## To be done
Everything in the data should be repeated exactly, save for the images.
--- START OF Raw data ---
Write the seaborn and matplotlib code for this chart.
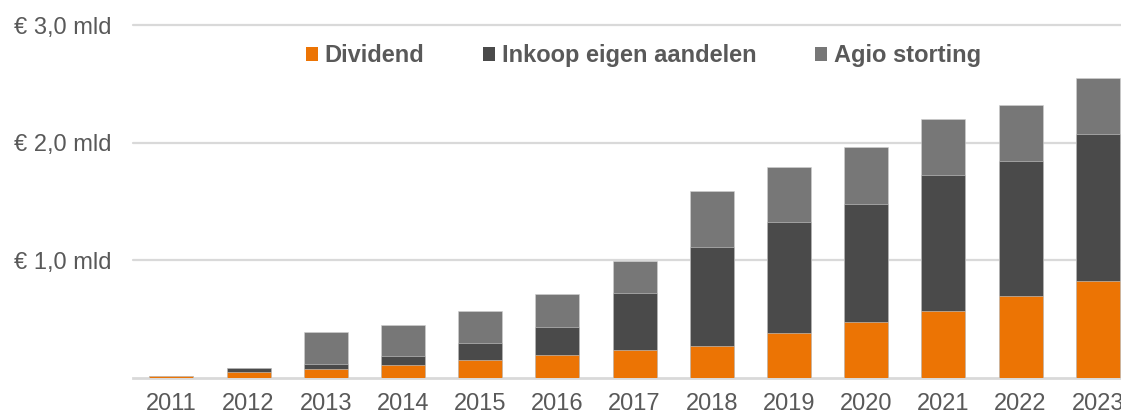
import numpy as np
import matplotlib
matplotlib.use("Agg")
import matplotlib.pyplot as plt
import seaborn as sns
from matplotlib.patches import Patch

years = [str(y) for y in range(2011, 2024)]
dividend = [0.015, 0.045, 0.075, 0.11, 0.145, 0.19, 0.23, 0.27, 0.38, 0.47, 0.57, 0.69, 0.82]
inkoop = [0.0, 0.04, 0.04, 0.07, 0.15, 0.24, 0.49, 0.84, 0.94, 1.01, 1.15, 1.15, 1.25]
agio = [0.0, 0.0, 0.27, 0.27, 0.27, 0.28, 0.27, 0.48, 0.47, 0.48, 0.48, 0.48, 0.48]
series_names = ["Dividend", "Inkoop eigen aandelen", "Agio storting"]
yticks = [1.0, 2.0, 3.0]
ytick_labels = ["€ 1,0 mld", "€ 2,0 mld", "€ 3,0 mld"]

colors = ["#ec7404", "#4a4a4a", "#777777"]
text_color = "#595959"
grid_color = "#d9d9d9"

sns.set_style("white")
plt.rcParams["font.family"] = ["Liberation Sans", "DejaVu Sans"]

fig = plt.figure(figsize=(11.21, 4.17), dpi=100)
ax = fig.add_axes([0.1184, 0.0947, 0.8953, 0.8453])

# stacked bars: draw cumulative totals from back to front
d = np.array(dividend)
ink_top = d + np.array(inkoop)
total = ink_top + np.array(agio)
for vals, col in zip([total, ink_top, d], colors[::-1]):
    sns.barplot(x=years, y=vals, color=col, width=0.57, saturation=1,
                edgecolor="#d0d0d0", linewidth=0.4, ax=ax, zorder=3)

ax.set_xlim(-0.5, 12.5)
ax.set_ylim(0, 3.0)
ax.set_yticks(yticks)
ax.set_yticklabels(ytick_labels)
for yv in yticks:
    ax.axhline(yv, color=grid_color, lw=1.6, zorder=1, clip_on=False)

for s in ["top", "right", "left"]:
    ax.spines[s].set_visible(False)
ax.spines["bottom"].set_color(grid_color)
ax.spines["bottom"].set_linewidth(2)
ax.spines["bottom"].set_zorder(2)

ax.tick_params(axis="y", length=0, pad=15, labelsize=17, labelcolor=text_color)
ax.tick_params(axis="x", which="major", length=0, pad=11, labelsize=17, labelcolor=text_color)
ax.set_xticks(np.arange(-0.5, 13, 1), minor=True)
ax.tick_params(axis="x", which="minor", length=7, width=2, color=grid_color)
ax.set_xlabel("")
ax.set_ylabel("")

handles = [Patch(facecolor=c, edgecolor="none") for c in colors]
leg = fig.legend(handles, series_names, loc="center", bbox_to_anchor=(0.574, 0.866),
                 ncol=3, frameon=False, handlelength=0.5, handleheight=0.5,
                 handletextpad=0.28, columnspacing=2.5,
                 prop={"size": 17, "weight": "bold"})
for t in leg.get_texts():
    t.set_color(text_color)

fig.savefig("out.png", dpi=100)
--- END OF Raw data ---
## The completed task
Write the seaborn and matplotlib code for this chart.
import numpy as np
import matplotlib
matplotlib.use("Agg")
import matplotlib.pyplot as plt
import seaborn as sns
from matplotlib.patches import Patch

years = [str(y) for y in range(2011, 2024)]
dividend = [0.015, 0.045, 0.075, 0.11, 0.145, 0.19, 0.23, 0.27, 0.38, 0.47, 0.57, 0.69, 0.82]
inkoop = [0.0, 0.04, 0.04, 0.07, 0.15, 0.24, 0.49, 0.84, 0.94, 1.01, 1.15, 1.15, 1.25]
agio = [0.0, 0.0, 0.27, 0.27, 0.27, 0.28, 0.27, 0.48, 0.47, 0.48, 0.48, 0.48, 0.48]
series_names = ["Dividend", "Inkoop eigen aandelen", "Agio storting"]
yticks = [1.0, 2.0, 3.0]
ytick_labels = ["€ 1,0 mld", "€ 2,0 mld", "€ 3,0 mld"]

colors = ["#ec7404", "#4a4a4a", "#777777"]
text_color = "#595959"
grid_color = "#d9d9d9"

sns.set_style("white")
plt.rcParams["font.family"] = ["Liberation Sans", "DejaVu Sans"]

fig = plt.figure(figsize=(11.21, 4.17), dpi=100)
ax = fig.add_axes([0.1184, 0.0947, 0.8953, 0.8453])

# stacked bars: draw cumulative totals from back to front
d = np.array(dividend)
ink_top = d + np.array(inkoop)
total = ink_top + np.array(agio)
for vals, col in zip([total, ink_top, d], colors[::-1]):
    sns.barplot(x=years, y=vals, color=col, width=0.57, saturation=1,
                edgecolor="#d0d0d0", linewidth=0.4, ax=ax, zorder=3)

ax.set_xlim(-0.5, 12.5)
ax.set_ylim(0, 3.0)
ax.set_yticks(yticks)
ax.set_yticklabels(ytick_labels)
for yv in yticks:
    ax.axhline(yv, color=grid_color, lw=1.6, zorder=1, clip_on=False)

for s in ["top", "right", "left"]:
    ax.spines[s].set_visible(False)
ax.spines["bottom"].set_color(grid_color)
ax.spines["bottom"].set_linewidth(2)
ax.spines["bottom"].set_zorder(2)

ax.tick_params(axis="y", length=0, pad=15, labelsize=17, labelcolor=text_color)
ax.tick_params(axis="x", which="major", length=0, pad=11, labelsize=17, labelcolor=text_color)
ax.set_xticks(np.arange(-0.5, 13, 1), minor=True)
ax.tick_params(axis="x", which="minor", length=7, width=2, color=grid_color)
ax.set_xlabel("")
ax.set_ylabel("")

handles = [Patch(facecolor=c, edgecolor="none") for c in colors]
leg = fig.legend(handles, series_names, loc="center", bbox_to_anchor=(0.574, 0.866),
                 ncol=3, frameon=False, handlelength=0.5, handleheight=0.5,
                 handletextpad=0.28, columnspacing=2.5,
                 prop={"size": 17, "weight": "bold"})
for t in leg.get_texts():
    t.set_color(text_color)

fig.savefig("out.png", dpi=100)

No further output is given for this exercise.